Con richiamo a quanto sopra, e più specificamente alle vicende italiane dall'unità ad oggi (per non risalire a radici anche più arretrate nel tempo!), ritieni conciliabile l'asserita laicità dello Stato e della scuola pubblica con la permanenza del nostro o di qualunque regime concordatario?

Uno Stato laico dovrebbe rifiutare il regime concordatario. Tra Stato laico e regime concordatario c'è incompatibilità dal punto di vista dei principi. Non c'è incompatibilità nella pratica, dove i principi sono spesso accantonati per dar luogo a situazioni di compromesso in determinati contesti storici, dove l'applicazione del principio è resa difficile, come avviene in Italia, dalla presenza di un partito cattolico che ha da quasi mezzo secolo la maggioranza relativa e ha guidato quasi tutti i governi che si sono succeduti dalla Liberazione in poi.

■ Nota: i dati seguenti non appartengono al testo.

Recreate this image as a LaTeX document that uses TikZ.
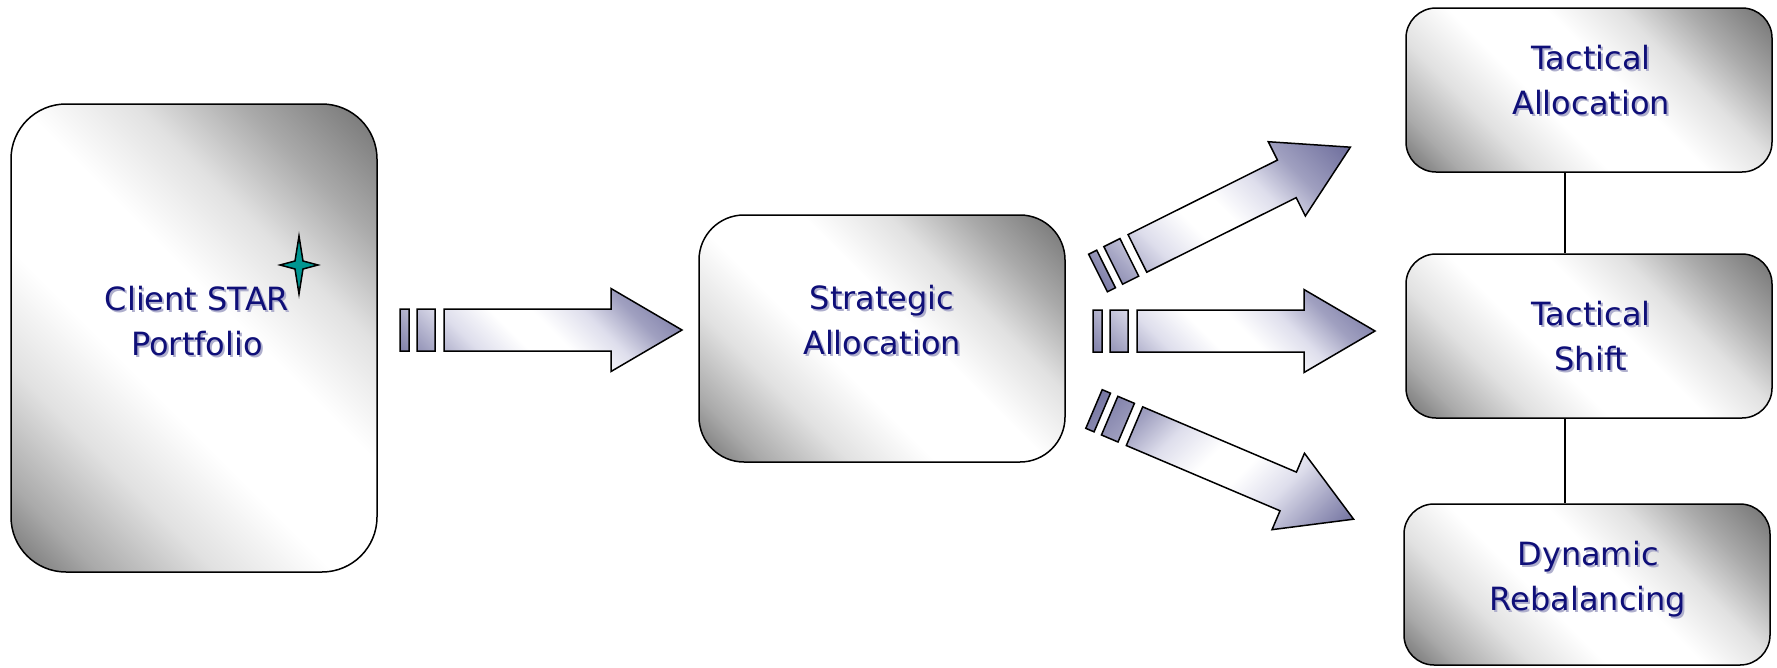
\documentclass[tikz,border=0pt]{standalone}
\usepackage{fontspec}
\setmainfont{DejaVu Sans}
\definecolor{boxdark}{RGB}{115,115,115}
\definecolor{boxmid}{RGB}{170,170,170}
\definecolor{boxlight}{RGB}{225,225,225}
\definecolor{arrdark}{RGB}{108,108,155}
\definecolor{arrmid}{RGB}{160,160,192}
\definecolor{arrlight}{RGB}{222,222,236}
\definecolor{txtblue}{RGB}{15,15,120}
\definecolor{txtshadow}{RGB}{175,175,205}
\definecolor{starfill}{RGB}{0,150,145}
\pgfdeclareverticalshading{boxshade}{100bp}{color(0bp)=(boxdark); color(15bp)=(boxdark);
  color(22bp)=(boxmid); color(32bp)=(boxlight); color(42bp)=(white); color(55bp)=(white);
  color(65bp)=(boxlight); color(74bp)=(boxmid); color(85bp)=(boxdark); color(100bp)=(boxdark)}
\pgfdeclareverticalshading{arrshade}{100bp}{color(0bp)=(arrdark); color(15bp)=(arrdark);
  color(24bp)=(arrmid); color(34bp)=(arrlight); color(44bp)=(white); color(52bp)=(white);
  color(62bp)=(arrlight); color(71bp)=(arrmid); color(85bp)=(arrdark); color(100bp)=(arrdark)}
\newcommand\shtxt[1]{\makebox[0pt][l]{\kern2pt\raisebox{-2pt}{\textcolor{txtshadow}{#1}}}#1}
\tikzset{
  box/.style={draw=black, line width=1.5pt, shade, shading=boxshade, shading angle=-45,
    minimum width=366pt, inner sep=0pt},
  boxtext/.style={text=txtblue, align=center, anchor=base, inner sep=0pt,
    font=\fontsize{32}{45}\selectfont},
  arrowsh/.style={draw=black, line width=1.5pt, line join=miter, shading=arrshade},
  conn/.style={draw=black, line width=1.3pt},
  starsh/.style={draw=black, line width=1.5pt, fill=starfill, line join=miter},
  pics/barrow/.style={code={
    \shade[arrowsh, #1] (0,-21) rectangle (9,21) (17,-21) rectangle (35,21)
      (44,-21) -- (211,-21) -- (211,-41.5) -- (282,0) -- (211,41.5) -- (211,21) -- (44,21) -- cycle;
  }}
}
\begin{document}
\begin{tikzpicture}[x=1pt,y=-1pt]
\useasboundingbox (0,0) rectangle (1777,667);
\fill[white] (0,0) rectangle (1777,667);
% boxes
\node[box, minimum height=468pt, rounded corners=55pt] (client) at (194,338) {};
\node[box, minimum height=247pt, rounded corners=45pt] (strat) at (882,338.5) {};
\node[box, minimum height=164pt, rounded corners=30pt] (tacalloc) at (1589,90) {};
\node[box, minimum height=164pt, rounded corners=30pt] (tacshift) at (1589,336) {};
\node[box, minimum height=161pt, rounded corners=30pt] (dynreb) at (1587,584.5) {};
% connectors
\draw[conn] ([xshift=-24pt]tacalloc.south) -- ([xshift=-24pt]tacshift.north);
\draw[conn] ([xshift=-24pt]tacshift.south) -- ([xshift=-22pt]dynreb.north);
% star
\draw[starsh] (299,236) -- (303,261) -- (318,265) -- (303,269) -- (299,294)
  -- (295,269) -- (280,265) -- (295,261) -- cycle;
% texts (anchor = baseline of the last line)
\node[boxtext] (clienttxt) at (197,355) {\shtxt{Client STAR}\\\shtxt{Portfolio}};
\node[boxtext] (strattxt) at (882,354) {\shtxt{Strategic}\\\shtxt{Allocation}};
\node[boxtext] (tacalloctxt) at (1591,114) {\shtxt{Tactical}\\\shtxt{Allocation}};
\node[boxtext] (tacshifttxt) at (1591,370) {\shtxt{Tactical}\\\shtxt{Shift}};
\node[boxtext] (dynrebtxt) at (1588,610) {\shtxt{Dynamic}\\\shtxt{Rebalancing}};
% block arrows
\pic at (400,330) {barrow={shading angle=-45}};
\pic at (1093,331) {barrow={shading angle=-45}};
\pic[rotate=26.5] at (1098,273) {barrow={shading angle=-45}};
\pic[rotate=-23] at (1094,409) {barrow={shading angle=45}};
\end{tikzpicture}
\end{document}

Oggi come oggi, una battaglia per l'abolizione del Concordato è una battaglia perduta in partenza. Ne è la miglior prova l'enorme difficoltà che si è rivelata in Italia di far applicare correttamente le clausole del Concordato riguardanti l'insegnamento religioso, difficoltà derivante proprio dalla presenza di un forte e sino ad ora egemone partito democristiano.

Norberto Bobbio, Intervista del giugno 1991, in Av. Vv., Laicità. Domande e risposte in 38 interviste, a cura del Comitato torinese per la laicità della scuola, Claudiana, Torino 2003, pp. 53-58.